Maybe he cares about climate, but apparently Blue doesn’t want to give up yet on a profitable business. Fortunately, at least for the planet, the retail gas business is about to enter a terminal decline as homes and businesses electrify. Getting out now would be the smart move from both the business and climate perspective.
Because what will eventually power all these homes, no matter which scenario you choose? Renewable energy, and especially solar.
This article was originally published in the Virginia Mercury on January 6, 2023.
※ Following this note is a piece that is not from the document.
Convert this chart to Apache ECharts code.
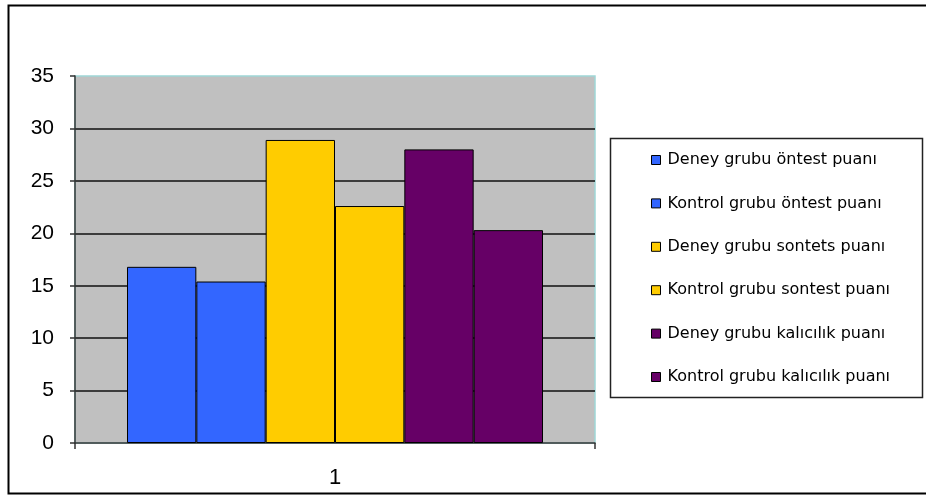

Ivy – I think Dominion’s dismissal of SMR is more a matter of their own economic interest in minimizing SMR than of objective analysis. SMR might be used to provide electric power OUTSIDE OF DOMINION’S CONTROL AND OUTSIDE DOMINION’S PROFIT BASE. Just as you have cited and highlighted Dominion’s selfish motivations on other matters, I think you should point that out to your readers and not let it stand unchallenged for SMR. Yes, it is early days on SMR, but there is much promise — including high levels of safety, and ability to avoid massive transmission lines in locations where VA residents are going to mount massive resistance to new transmission lines. Over time, SMR costs will decline drastically, as has happened with solar. And the nuclear waste is relatively small and manageable, not at all like nuclear waste from large traditional old school nuclear power. We need a MIX of new energy sources, to meet needs in different situations and because a diverse energy mix is stronger and safer than energy dominated by one power source.
I’ve had solar panels on my house since 2008, but shortly after the first installation i read about geoengineering. You may have read about the recent rogue attempt at it by putting sulfur particles in the atmosphere via balloon, to deflect the sun’s rays. How are such attempt likely to affect solar power in the future?
Done on a large enough scale, it would seem likely to reduce solar panel output, wouldn’t it?